Microsoft recently kicked off their build conference for developers. During their keynote speech, they announced the release of the preview version of Windows 8.1, the next version of their flagship Windows 8 operating system. Windows 8 has suffered its share of complaints, and Microsoft aims to fix many of the issues that have kept users at bay from the program. The Windows 8.1 Windows 8.1: Microsofts Promiseupgrade, previously named “Windows Blue,” offers a number of fixes for common frustrations.
A New Start: One of the biggest complaints about Windows 8 was the disappearance of the start button from the task-bar at the bottom of the screen. While its functionality had been replaced with the new “Metro” interface, the change left many users confused and irritated. Windows 8.1 adds the start button back in, but its function remains essentially the same as opening the Metro screen. One addition is the ability to right-click the button to access power options, instead of having to open the “charm bar.”
More Productive Screen-Splitting: Windows 8 offered the option to split the screen between two apps, but had limited options. Windows 8.1 offers a few new default modes for splitting the screen, and adds the welcome ability to snap as many apps side-by-side as desired. For those who work with their email, calendar, writing program, and music all open, this is a god-send.

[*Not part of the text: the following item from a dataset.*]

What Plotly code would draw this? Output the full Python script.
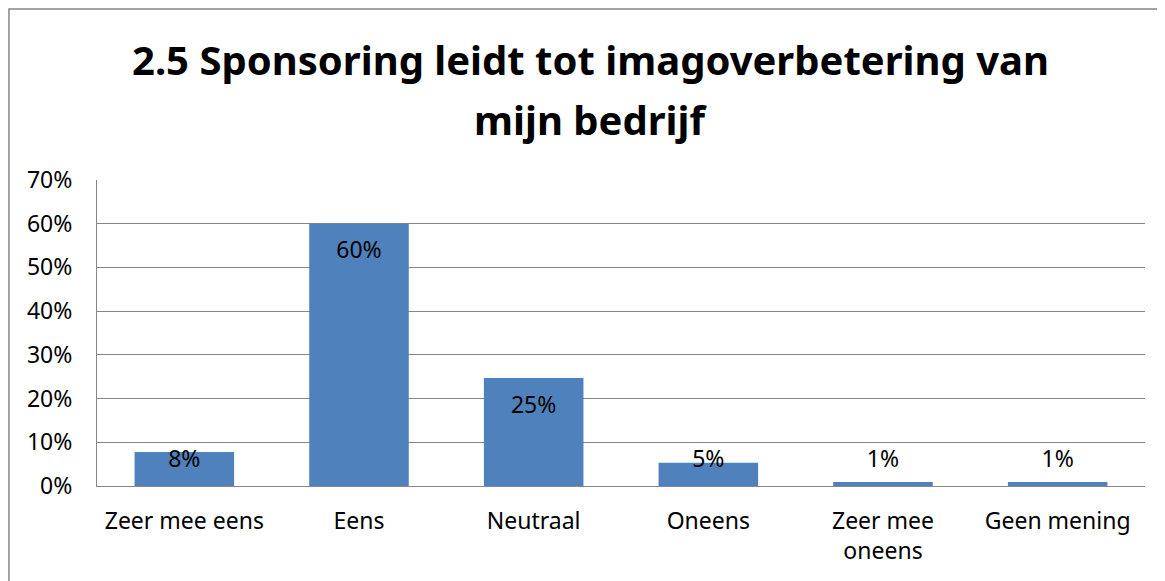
import plotly.graph_objects as go

# data
categories = ["Zeer mee eens", "Eens", "Neutraal", "Oneens", "Zeer mee<br>oneens", "Geen mening"]
values = [0.078, 0.60, 0.247, 0.053, 0.009, 0.009]
labels = ["8%", "60%", "25%", "5%", "1%", "1%"]
y_ticks = [0, 0.1, 0.2, 0.3, 0.4, 0.5, 0.6, 0.7]
title_lines = ["2.5 Sponsoring leidt tot imagoverbetering van", "mijn bedrijf"]

font_family = "Noto Sans, Open Sans, sans-serif"
bar_color = "#4F81BD"
grid_color = "#868686"
fs = 23

# Excel-style "inside end" labels: just under the bar top, never below the baseline
label_y = [max(v - 0.066, 0.057) for v in values]

fig = go.Figure()
fig.add_trace(go.Bar(
    x=categories, y=values,
    marker=dict(color=bar_color, line=dict(width=0)),
    hoverinfo="skip",
    showlegend=False,
))
fig.add_trace(go.Scatter(
    x=categories, y=label_y,
    mode="text",
    text=labels,
    textfont=dict(family=font_family, size=fs, color="black"),
    hoverinfo="skip",
    showlegend=False,
))

# title as two lines, Excel spacing is wider than plotly's default line height
for line, ypos in zip(title_lines, [1.394, 1.199]):
    fig.add_annotation(
        text=f"<b>{line}</b>", xref="paper", yref="paper",
        x=0.471, y=ypos, xanchor="center", yanchor="middle",
        showarrow=False,
        font=dict(family=font_family, size=40, color="black"),
    )

# page body has an 8px margin, so the figure is a bit smaller than the window
fig.update_layout(
    width=1157, height=573,
    margin=dict(l=89, r=20, t=172, b=95, autoexpand=False),
    paper_bgcolor="white",
    plot_bgcolor="white",
    bargap=0.43,
    font=dict(family=font_family, size=fs, color="black"),
    xaxis=dict(
        showgrid=False,
        showline=True, linecolor=grid_color, linewidth=1,
        ticks="", ticklabelstandoff=14,
        tickfont=dict(size=fs),
        automargin=False,
        fixedrange=True,
    ),
    yaxis=dict(
        range=[0, 0.7],
        tickvals=y_ticks,
        tickformat=".0%",
        showgrid=True, gridcolor=grid_color, gridwidth=1,
        showline=True, linecolor=grid_color, linewidth=1,
        zeroline=False,
        ticks="", ticklabelstandoff=19,
        tickfont=dict(size=fs),
        automargin=False,
        fixedrange=True,
    ),
    shapes=[dict(
        type="rect", xref="paper", yref="paper",
        x0=-0.084, x1=1.2, y0=-0.6, y1=1.559,
        line=dict(color=grid_color, width=1.5),
        fillcolor="rgba(0,0,0,0)",
        layer="below",
    )],
)

fig.write_html("out.html")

Bing it On: Microsoft’s search platform, Bing, has been implemented into Windows in Windows 8.1 for a more holistic search experience. Whereas the launch version of Windows 8 had a very limiting search ability, users of Windows 8.1 can search for any item from the start screen and see results from their files, system settings, as well as web search results, presented with large, informative previews.
Windows 8.1 offers dozens of other new features as well, but won’t be available until the end of this year. The preview version is available to tech experts and those curious enough to risk their computer’s stability, but the majority of us will have to wait. In the meantime, Microsoft promises to add and refine more new features.